Thirty years ago, the most expensive German car wasn't a Merc or a BMW or a Porsche, it was an Audi Quattro.

To secure one of the 200 Sport Quattros that Audi planned to offer for public sale, you had to lay your hands on DM200,000, which was just shy of £50,000 ($80,095 US). Back then that would have bought you an optioned-up BMW 735i -- with enough left over for a Ferrari 308GTBi...

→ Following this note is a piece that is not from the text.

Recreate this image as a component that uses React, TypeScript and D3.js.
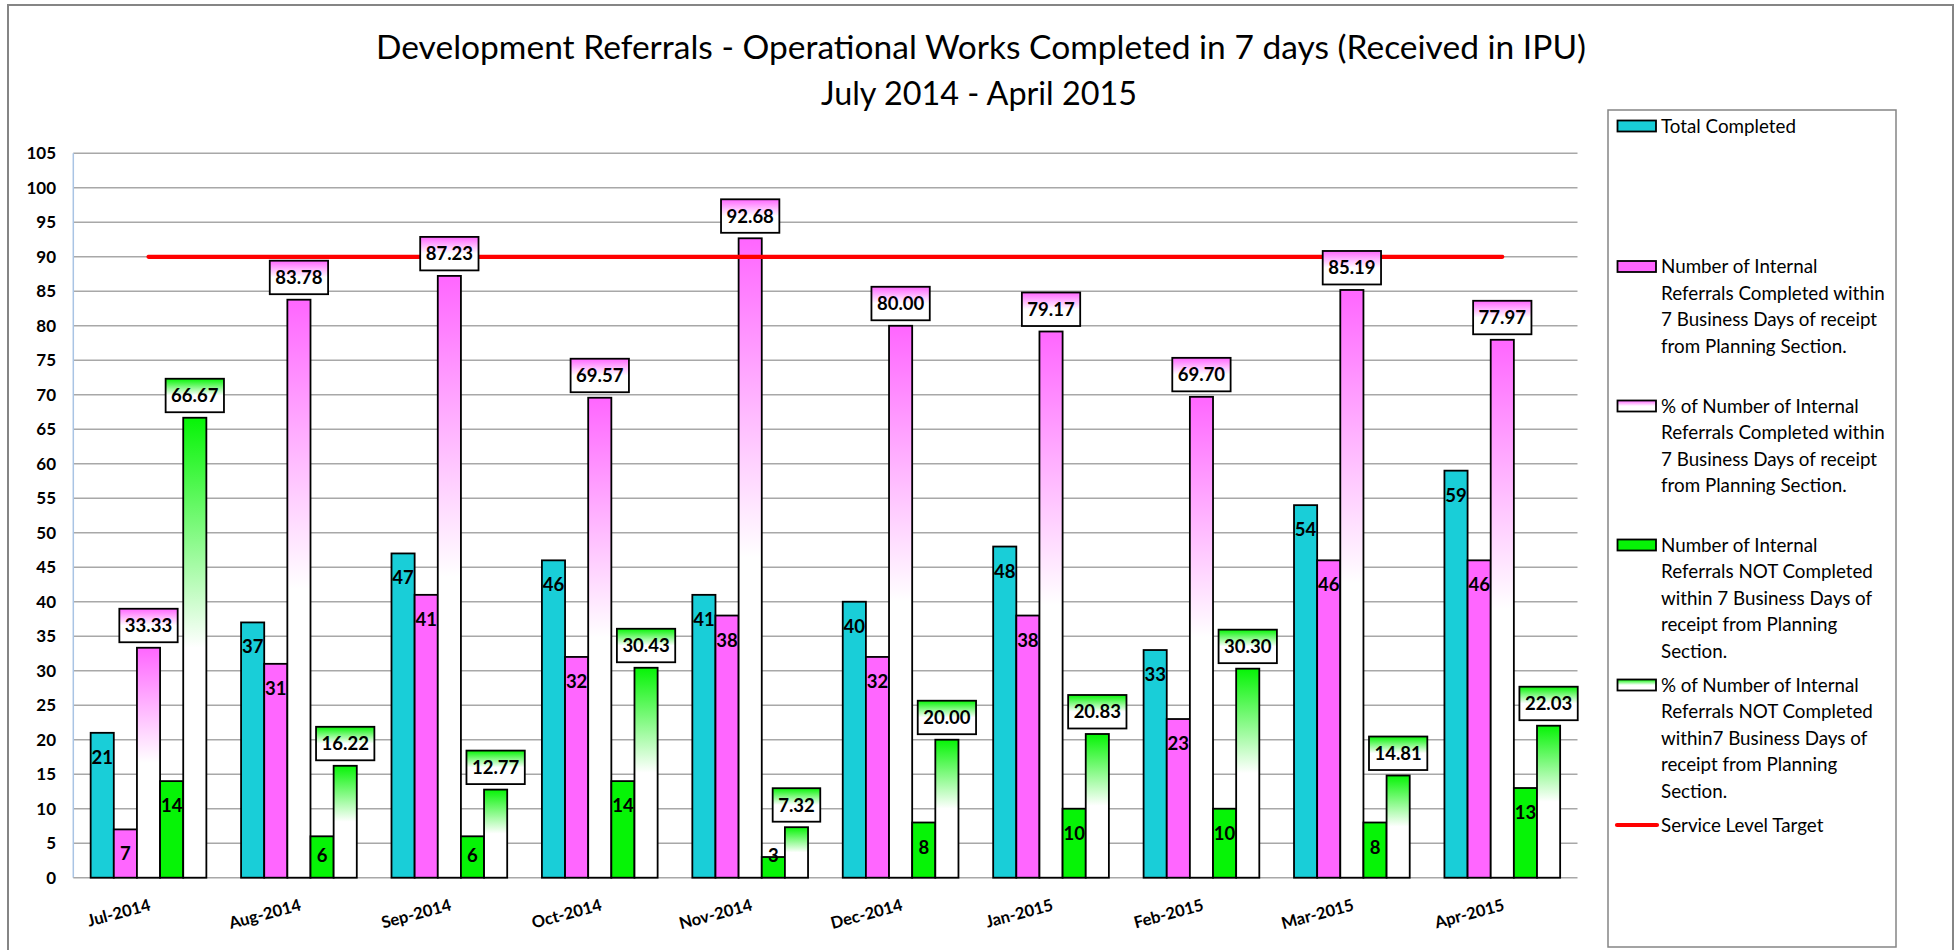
import { useEffect, useRef } from 'react';
import * as d3 from 'd3';

// --- data ---
const months = ['Jul-2014', 'Aug-2014', 'Sep-2014', 'Oct-2014', 'Nov-2014', 'Dec-2014', 'Jan-2015', 'Feb-2015', 'Mar-2015', 'Apr-2015'];
const totalCompleted = [21, 37, 47, 46, 41, 40, 48, 33, 54, 59];
const completedWithin = [7, 31, 41, 32, 38, 32, 38, 23, 46, 46];
const pctCompletedWithin = [33.33, 83.78, 87.23, 69.57, 92.68, 80.0, 79.17, 69.7, 85.19, 77.97];
const notCompletedWithin = [14, 6, 6, 14, 3, 8, 10, 10, 8, 13];
const pctNotCompletedWithin = [66.67, 16.22, 12.77, 30.43, 7.32, 20.0, 20.83, 30.3, 14.81, 22.03];
const serviceLevelTarget = 90;
const yTicks = [0, 5, 10, 15, 20, 25, 30, 35, 40, 45, 50, 55, 60, 65, 70, 75, 80, 85, 90, 95, 100, 105];

const titleLines = ['Development Referrals - Operational Works Completed in 7 days (Received in IPU)', 'July 2014 - April 2015'];

const legendTotal = ['Total Completed'];
const legendWithin = ['Number of Internal', 'Referrals Completed within', '7 Business Days of receipt', 'from Planning Section.'];
const legendPctWithin = ['% of Number of Internal', 'Referrals Completed within', '7 Business Days of receipt', 'from Planning Section.'];
const legendNot = ['Number of Internal', 'Referrals NOT Completed', 'within 7 Business Days of', 'receipt from Planning', 'Section.'];
const legendPctNot = ['% of Number of Internal', 'Referrals NOT Completed', 'within7 Business Days of', 'receipt from Planning', 'Section.'];
const legendTarget = ['Service Level Target'];

const TEAL = '#19CED8';
const PINK = '#FF66FF';
const GREEN = '#06F406';

const FONT = 'Lato, "Noto Sans", sans-serif';

export default function App() {
    const svgRef = useRef<SVGSVGElement | null>(null);

    useEffect(() => {
        const W = 1959;
        const H = 950;
        const svg = d3.select(svgRef.current)
            .attr('width', W)
            .attr('height', H)
            .style('background', '#fff');
        svg.selectAll('*').remove();

        const defs = svg.append('defs');
        const fade = (id: string, color: string) => {
            const g = defs.append('linearGradient').attr('id', id)
                .attr('x1', 0).attr('y1', 0).attr('x2', 0).attr('y2', 1);
            g.append('stop').attr('offset', '0%').attr('stop-color', color);
            g.append('stop').attr('offset', '50%').attr('stop-color', '#fff');
            g.append('stop').attr('offset', '100%').attr('stop-color', '#fff');
        };
        fade('pinkFade', PINK);
        fade('greenFade', GREEN);

        // outer chart border
        svg.append('rect')
            .attr('x', 8).attr('y', 5).attr('width', 1945).attr('height', 950)
            .attr('fill', 'none').attr('stroke', '#858585').attr('stroke-width', 2);

        // title
        const title = svg.append('g').attr('font-family', FONT).attr('fill', '#000');
        title.append('text')
            .attr('x', 981).attr('y', 59).attr('text-anchor', 'middle')
            .attr('font-size', 33)
            .attr('textLength', 1210).attr('lengthAdjust', 'spacingAndGlyphs')
            .text(titleLines[0]);
        title.append('text')
            .attr('x', 979).attr('y', 105).attr('text-anchor', 'middle')
            .attr('font-size', 33)
            .attr('textLength', 316).attr('lengthAdjust', 'spacingAndGlyphs')
            .text(titleLines[1]);

        const left = 73.3;
        const right = 1577.5;
        const top = 153.3;
        const bottom = 877.7;

        const y = d3.scaleLinear().domain([0, 105]).range([bottom, top]);
        const x0 = d3.scaleBand().domain(months).range([left, right])
            .paddingInner(1.5 / 6.5).paddingOuter(0.75 / 6.5);
        const keys = ['total', 'within', 'pctWithin', 'not', 'pctNot'];
        const x1 = d3.scaleBand().domain(keys).range([0, x0.bandwidth()]);

        // gridlines
        svg.append('g').selectAll('line').data(yTicks.filter(t => t > 0)).join('line')
            .attr('x1', left).attr('x2', right)
            .attr('y1', d => y(d)).attr('y2', d => y(d))
            .attr('stroke', '#A8A8A8').attr('stroke-width', 1.5);

        // y axis labels
        svg.append('g').selectAll('text').data(yTicks).join('text')
            .attr('x', 56).attr('y', d => y(d) + 6)
            .attr('text-anchor', 'end')
            .attr('font-family', FONT).attr('font-weight', 700).attr('font-size', 17)
            .text(d => d);

        // axis lines
        svg.append('line').attr('x1', left).attr('x2', left).attr('y1', top).attr('y2', bottom)
            .attr('stroke', '#A9C4E4').attr('stroke-width', 1.5);
        svg.append('line').attr('x1', left).attr('x2', right).attr('y1', bottom).attr('y2', bottom)
            .attr('stroke', '#A8A8A8').attr('stroke-width', 1.5);

        const rows = months.map((m, i) => ({
            month: m,
            values: [
                { key: 'total', v: totalCompleted[i], fill: TEAL, pct: null as string | null },
                { key: 'within', v: completedWithin[i], fill: PINK, pct: null },
                { key: 'pctWithin', v: pctCompletedWithin[i], fill: 'url(#pinkFade)', pct: 'url(#pinkFade)' },
                { key: 'not', v: notCompletedWithin[i], fill: GREEN, pct: null },
                { key: 'pctNot', v: pctNotCompletedWithin[i], fill: 'url(#greenFade)', pct: 'url(#greenFade)' },
            ],
        }));

        const groups = svg.append('g').selectAll('g').data(rows).join('g')
            .attr('transform', d => `translate(${x0(d.month)},0)`);

        groups.selectAll('rect').data(d => d.values).join('rect')
            .attr('x', d => x1(d.key)!)
            .attr('y', d => y(d.v))
            .attr('width', x1.bandwidth())
            .attr('height', d => bottom - y(d.v))
            .attr('fill', d => d.fill)
            .attr('stroke', '#000').attr('stroke-width', 1.8);

        // service level target line (under the data labels)
        const cx0 = x0(months[0])! + x0.bandwidth() / 2;
        const cx1 = x0(months[months.length - 1])! + x0.bandwidth() / 2;
        svg.append('line')
            .attr('x1', cx0).attr('x2', cx1)
            .attr('y1', y(serviceLevelTarget)).attr('y2', y(serviceLevelTarget))
            .attr('stroke', '#FF0000').attr('stroke-width', 4.2).attr('stroke-linecap', 'round');

        const labels = svg.append('g').selectAll('g').data(rows).join('g')
            .attr('transform', d => `translate(${x0(d.month)},0)`);

        // count labels inside the end of bars
        labels.selectAll('text.count').data(d => d.values.filter(v => !v.pct)).join('text')
            .attr('class', 'count')
            .attr('x', d => x1(d.key)! + x1.bandwidth() / 2)
            .attr('y', d => Math.min(y(d.v) + 31, bottom - 16))
            .attr('text-anchor', 'middle')
            .attr('font-family', FONT).attr('font-weight', 700).attr('font-size', 18.5)
            .text(d => d.v);

        // percentage labels in boxes
        const pctLabels = labels.selectAll('g.pct').data(d => d.values.filter(v => v.pct)).join('g')
            .attr('class', 'pct');
        pctLabels.each(function (d) {
            const g = d3.select(this);
            const cx = x1(d.key)! + x1.bandwidth() / 2;
            const boxBottom = y(d.v) - 5.5;
            const boxH = 33.5;
            const rect = g.append('rect');
            const t = g.append('text')
                .attr('x', cx).attr('y', boxBottom - boxH / 2 + 6.6)
                .attr('text-anchor', 'middle')
                .attr('font-family', FONT).attr('font-weight', 700).attr('font-size', 18.5)
                .text(d.v.toFixed(2));
            const tw = (t.node() as SVGTextElement).getComputedTextLength();
            const bw = tw + 11;
            rect.attr('x', cx - bw / 2).attr('y', boxBottom - boxH)
                .attr('width', bw).attr('height', boxH)
                .attr('fill', d.pct!).attr('stroke', '#000').attr('stroke-width', 1.8);
        });

        // x axis labels
        svg.append('g').selectAll('text').data(months).join('text')
            .attr('transform', d => `translate(${x0(d)! + x0.bandwidth() / 2 + 3},910) rotate(-15)`)
            .attr('text-anchor', 'end')
            .attr('font-family', FONT).attr('font-weight', 700).attr('font-size', 16.5)
            .text(d => d);

        // legend
        const legend = svg.append('g').attr('font-family', FONT).attr('font-size', 18.8);
        legend.append('rect')
            .attr('x', 1608).attr('y', 110).attr('width', 288).attr('height', 837)
            .attr('fill', '#fff').attr('stroke', '#858585').attr('stroke-width', 1.5);

        const entries = [
            { lines: legendTotal, y: 126, fill: TEAL, line: false },
            { lines: legendWithin, y: 266.5, fill: PINK, line: false },
            { lines: legendPctWithin, y: 406, fill: 'url(#pinkFade)', line: false },
            { lines: legendNot, y: 545, fill: GREEN, line: false },
            { lines: legendPctNot, y: 685, fill: 'url(#greenFade)', line: false },
            { lines: legendTarget, y: 825, fill: '#FF0000', line: true },
        ];
        entries.forEach(e => {
            if (e.line) {
                legend.append('line')
                    .attr('x1', 1617).attr('x2', 1657).attr('y1', e.y).attr('y2', e.y)
                    .attr('stroke', e.fill).attr('stroke-width', 4.2).attr('stroke-linecap', 'round');
            } else {
                legend.append('rect')
                    .attr('x', 1617.5).attr('y', e.y - 5.5).attr('width', 38.5).attr('height', 11)
                    .attr('fill', e.fill).attr('stroke', '#000').attr('stroke-width', 1.8);
            }
            const t = legend.append('text').attr('x', 1661).attr('y', e.y + 6.5);
            e.lines.forEach((l, i) => {
                t.append('tspan').attr('x', 1661).attr('y', e.y + 6.5 + i * 26.5).text(l);
            });
        });
    }, []);

    return (
        <svg ref={svgRef} style={{ position: 'absolute', left: 0, top: 0, display: 'block' }} />
    );
}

The stratospheric price tag was justified because the Sport Quattro wasn't simply a breathed-on version of the 1980 Quattro coupe -- it was far more. Or less, depending on how you look at it: one of the major changes was a 12.6-inch (320mm) shorter wheelbase and a 10.7-inch (270mm) reduction in overall length, both of which made the Sport Quattro a lighter and more agile rally car. A more upright windscreen was fitted to kill reflections, and there were wide arches, moulded in a Kevlar composite to cover wider 9-inch wheels.

Not even its designer Peter Birtwhistle would describe the Sport Quattro as pretty, but it was certainly purposeful.

Power came from a 2,133cc version of Audi's five-cylinder engine with an alloy block in place of the iron original. There were four valves per cylinder and a massive KKK turbo to deliver over 300 bhp in road spec and up to 600 bhp in competition trim.

The Sport Quattro was unveiled in 1983, and Audi's works rally drivers had them by the end of 1984, to take on Group B rivals like Lancia's 037 and Peugeot's 205T16. But as a rally car, it never quite made the impression that its image suggested it should have. It won only two world championship rallies, with Stig Blomqvist at the wheel in the Ivory Coast Rally in 1984 and then in Sanremo in '85 driven by Walter Röhrl.

Audi left the World Rally stage early in 1986, after a string of serious accidents involving other teams. Perhaps the Sport Quattro could have achieved more if its career had lasted longer, but the works cars had been soundly beaten by the midengined Peugeot 205T16 in 1985, and Lancia's Delta S4 was ever more competitive. It would have been tough.

As it is, the Sport Quattro's greatest achievement was to win the Pike's Peak International Hillclimb outright three years in a row, driven by Michèle Mouton, Bobby Unser, and Röhrl.